I got a few questions about this bake in the week leading up to it. The most common being – “What kind of scones are you going to be making.” (I got this question at least three times. I’m surprised that three people actually read my blog!)
So, before we go any further, we Americans need a little scone education. Let’s get our #SconeFacts straight here.
- British scones do not have a lot of “stuff” in them. We’re used to the typical American coffee shop scones with chocolate chips, nuts, fruit, whatever in them, usually topped off by some kind of glaze. Traditional British scones are plain 90% of the time. Sometimes they will have raisins or currants in them, but some Brits consider this blasphemy as well.
- British scones are not super sweet. Scones are thought of as a particularly sweet treat. (Especially because of all of those mix-ins and glazes.) These scones only have a tiny bit of sweetness, because unlike American scones it’s preferred to top them with jam and clotted cream! More on clotted cream later…
- British scones have more of a cake-like texture. In my past baking life, I have made a ton of scones. When buying ingredients for these ones this weekend, I was shocked by how little butter was in the recipe. American scones are a lot more rich, crumbly, and dense due to their high fat content. These are a lot lighter and the texture reminds me of a hybrid of cake and a southern-style biscuit.
Yeah! So these scones are kind of just… scones. No fancy flavors, just simple fluffy goodness. Now we’re baking! I used Paul Hollywood’s scone recipe for this bake.
This week’s recipe was fairly simple as well! I’m really happy the recipes so far are only very slowly ramping up in difficulty. Hopefully I’ll be practiced enough by tennis cake week that I won’t look like an idiot. This recipe was just slightly more difficult as the instructions were a little more complicated than just “dump all the ingredients together and mix” like last week.

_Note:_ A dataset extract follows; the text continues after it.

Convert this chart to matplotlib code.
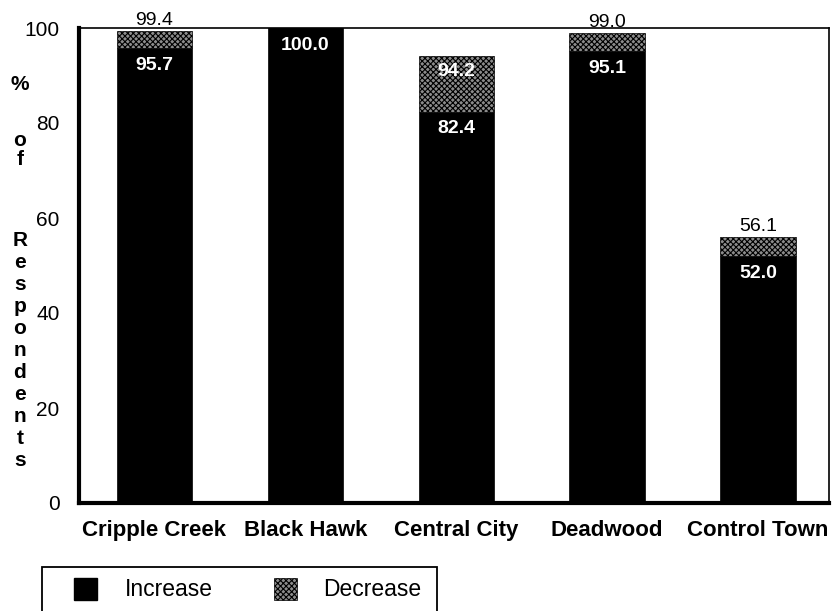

We begin by taking all of the dry ingredients and rubbing a bit of the butter into them before adding the rest of the ingredients. The rubbing method is often used to create biscuits, scones, and pie crusts because the fat from the butter coats the individual bits of flour and inhibits gluten development. When the gluten over-develops, it can lead to tough scones instead of the light, slightly crumbly scones we’re aiming for.
After the dough comes together, the recipe says to “Use your hands to fold the dough in half, then turn the dough 90 degrees and repeat.” Apparently, this is called “chaffing” which I ain’t never heard of, but I tried my best. I just ended up kneading it kind of gently which may have been correct? Not really sure.

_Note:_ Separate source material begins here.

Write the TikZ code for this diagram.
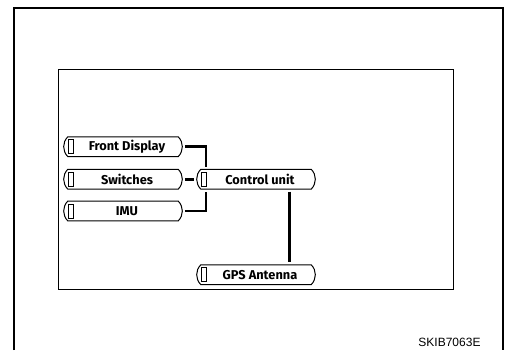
\documentclass[tikz,border=0pt]{standalone}
\usepackage{fontspec}
\setmainfont{Liberation Sans}
\newfontfamily\partfont{Fira Sans}
\usetikzlibrary{positioning,shapes.misc}

\tikzset{every picture/.style={line width=0.75pt}}

\begin{document}
\begin{tikzpicture}[
            x=0.75pt,
            y=0.75pt,
            yscale=-1,
            xscale=1,
            every node/.style={text=black},
            part/.style={draw, rounded rectangle, rounded rectangle arc length=90,
                minimum width=89pt, minimum height=14.8pt, inner sep=0pt,
                font=\partfont\bfseries\fontsize{9.6}{11}\selectfont},
            tofu/.style={draw, line width=0.7pt, minimum width=4.2pt, minimum height=10.5pt, inner sep=0pt},
            link/.style={line width=2pt, shorten >=1.5pt, shorten <=1.5pt},
            line width=0.75pt
        ]
            \useasboundingbox (0,0) rectangle (509,350);
            % frames
            \draw [line width=1.5pt] (13.5,350) -- (13.5,8.3) -- (503,8.3) -- (503,350) ;
            \draw   (58.3,69) -- (453.3,69) -- (453.3,289.3) -- (58.3,289.3) -- cycle ;

            % parts
            \node [part] (fd) at (123,146.7) {\hspace{6pt}Front Display};
            \node [part] (sw) at (123,179.2) {\hspace{6pt}Switches};
            \node [part] (imu) at (123,211) {\hspace{6pt}IMU};
            \node [part] (cu) at (256,179.2) {\hspace{6pt}Control unit};
            \node [part] (gps) at (256,274.7) {\hspace{6pt}GPS Antenna};

            \node [tofu, right=3.5pt of fd.west] (fdmark) {};
            \node [tofu, right=3.5pt of sw.west] (swmark) {};
            \node [tofu, right=3.5pt of imu.west] (imumark) {};
            \node [tofu, right=3.5pt of cu.west] (cumark) {};
            \node [tofu, right=3.5pt of gps.west] (gpsmark) {};

            % wiring
            \coordinate (bus) at (206,179.2);
            \coordinate (gpsbus) at (289.3,179.2);
            \draw [link] (fd.east) -| (bus |- cu.north) ;
            \draw [link] (imu.east) -| (bus |- cu.south) ;
            \draw [link] (sw.east) -- (cu.west) ;
            \draw [link] (gpsbus |- cu.south) -- (gpsbus |- gps.north) ;

            \node [anchor=south east, inner sep=0pt, font=\fontsize{9}{10}\selectfont] (code) at (481,347) {SKIB7063E};
        \end{tikzpicture}
\end{document}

After forming the dough, all you have to do is roll them out to about a half inch thickness, (the recipe said 1 inch, but that’s crazy thicc imo) cut into circles, and then bake for 15 min at 425. Unfortunately, mine are egg-shaped because I could only find my Easter themed cookie cutters…
All in all, they turned out really well! One batch rose a bit more than the other, but I think that might have been due to my oven. With about 5 minutes to go the ones on the top rack were looking really golden n’ good, but the ones on the bottom were still pasty.
After they were done, we ate them fresh out of the oven with the suggested toppings – raspberry jam and clotted cream. WTF is clotted cream you ask? Good question, because I sure as hell did not know either. Clotted cream is literally dehydrated heavy cream that has a gooey spread-like consistency. I thought it kind of looked like marshmallow fluff. I thought I was going to have to make my own, but S/O to Sendiks, because they came through with a lovely 5 oz jar of overpriced goo. For real though, it was pretty good… Just not $8 good.
Difficulty – 4/10 More steps than last time, and still unsure about ‘chaffing’ but easy enough!
Presentation – 8/10 Not the most exciting pastry, but they were beautifully golden brown and rose to a nice height. Negative points because I don’t think I put the standard amount of CC on the finished product. This is due to the fact that 1. I can’t afford to put $5 worth of clotted cream on a single scone. 2. A serving of that stuff has 50% of your daily allotment of saturated fat as kindly pointed out by my dear friend Dan who assisted me in the judgment of this bake.
Taste – 9.5/10 Yet again, 3/3 judges agree – pretty dang good.
Cocktail/Beer/Wine Pairing – Bloody Mary Since scones are more of a brunch thing in the U.S. I had to keep it real somehow. Also, what else are you going to drink while baking at 10am on a Sunday?